The English and their Intellect

Posted in Hugh Miller at 10:58 pm by dowboy

What a romantic Hugh Miller was! Listen to what he says about the relative intellects of English and Scots:

“Nothing in the English character so strikingly impressed me as its immense extent of range across the intellectual scale … there is an order of English mind to which Scotland has not attained: our first men stand in the second rank, not a foot-breadth behind the foremost of England’s second rank men; but there is a front rank of British intellect in which there stands no Scotchman … Scotland has produced no Shakespeare; Burns and Sir Walter Scott would fall short of the stature of the giant of Avon. Of Milton we have not even a representative. Bacon is as exclusively unique as Milton, and as exclusively English; and though the grandfather of Newton was a Scotchman, we have certainly no Scotch Sir Isaac.” (obviously Miller lived before Dudley Watkins, the inventor of Oor Wullie and the Broons - an intellect no Englishman has ever been able to copy).

 But, on the other hand, Miller writes, “Be that as it may, however, it is unquestionable that England has produced an order of intellect to which Scotland has not attained; and it does strike as at least curious, in connexion with the fact that the English, notwithstanding, should as a people stand on a lower intellectual level than the Scotch … I have no hesitation in affirming that their (the English) minds lie much more profoundly asleep than those of the common people of Scotland.
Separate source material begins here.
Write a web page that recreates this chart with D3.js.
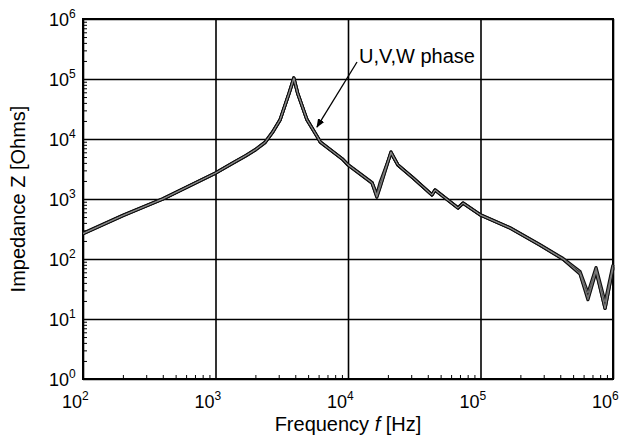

We have no class north of the Tweed that corresponds with the class of ruddy, round faced, vacant English, so abundant in the rural districts, and whose very physiognomy, derived during the course of centuries from untaught ancestors indicates intellect yet unawakened.” (Clearly, Miller never spent any time with the chavs of Drumchapel or Possil)

 Anyway, good mixed with bad. Good old Miller. Always a good read and a good laugh.